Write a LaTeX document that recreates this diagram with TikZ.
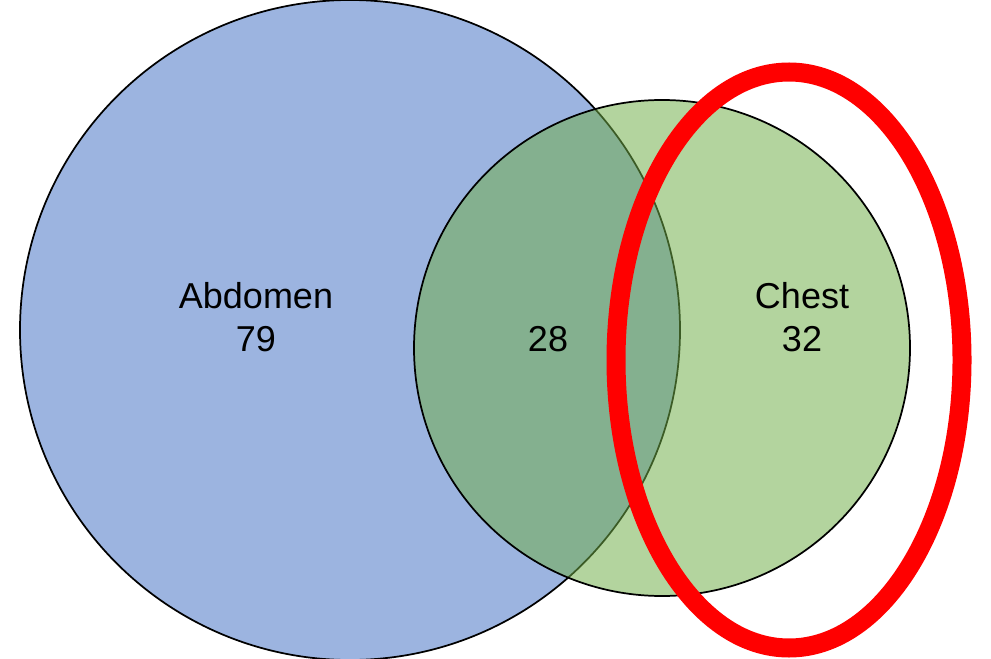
\documentclass[tikz,border=0pt]{standalone}
\usepackage{fontspec}
\setmainfont{Liberation Sans}
\definecolor{setblue}{RGB}{68,114,196}
\definecolor{setgreen}{RGB}{112,173,71}
\definecolor{markred}{RGB}{255,0,0}
\tikzset{
  setcircle/.style={draw=black, line width=1.3pt, fill opacity=0.53},
  setlabel/.style={align=center, font=\fontsize{27}{32}\selectfont}
}
\begin{document}
\begin{tikzpicture}[x=0.75pt, y=-0.75pt]
  \useasboundingbox (0,0) rectangle (991,659);
  \draw[setcircle, fill=setblue] (350,330) circle (330);
  \draw[setcircle, fill=setgreen] (662,348) circle (248);
  \draw[markred, line width=14.25pt] (789,360) ellipse (173 and 288);
  \node[setlabel] (abdomen) at (256,317) {Abdomen\\79};
  \node[setlabel] (both) at (548,339) {28};
  \node[setlabel] (chest) at (802,317) {Chest\\32};
\end{tikzpicture}
\end{document}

Your instructions: Set down the material exactly, every line of it, except for the pictures.

The answer:
Write a LaTeX document that recreates this diagram with TikZ.
\documentclass[tikz,border=0pt]{standalone}
\usepackage{fontspec}
\setmainfont{Liberation Sans}
\definecolor{setblue}{RGB}{68,114,196}
\definecolor{setgreen}{RGB}{112,173,71}
\definecolor{markred}{RGB}{255,0,0}
\tikzset{
  setcircle/.style={draw=black, line width=1.3pt, fill opacity=0.53},
  setlabel/.style={align=center, font=\fontsize{27}{32}\selectfont}
}
\begin{document}
\begin{tikzpicture}[x=0.75pt, y=-0.75pt]
  \useasboundingbox (0,0) rectangle (991,659);
  \draw[setcircle, fill=setblue] (350,330) circle (330);
  \draw[setcircle, fill=setgreen] (662,348) circle (248);
  \draw[markred, line width=14.25pt] (789,360) ellipse (173 and 288);
  \node[setlabel] (abdomen) at (256,317) {Abdomen\\79};
  \node[setlabel] (both) at (548,339) {28};
  \node[setlabel] (chest) at (802,317) {Chest\\32};
\end{tikzpicture}
\end{document}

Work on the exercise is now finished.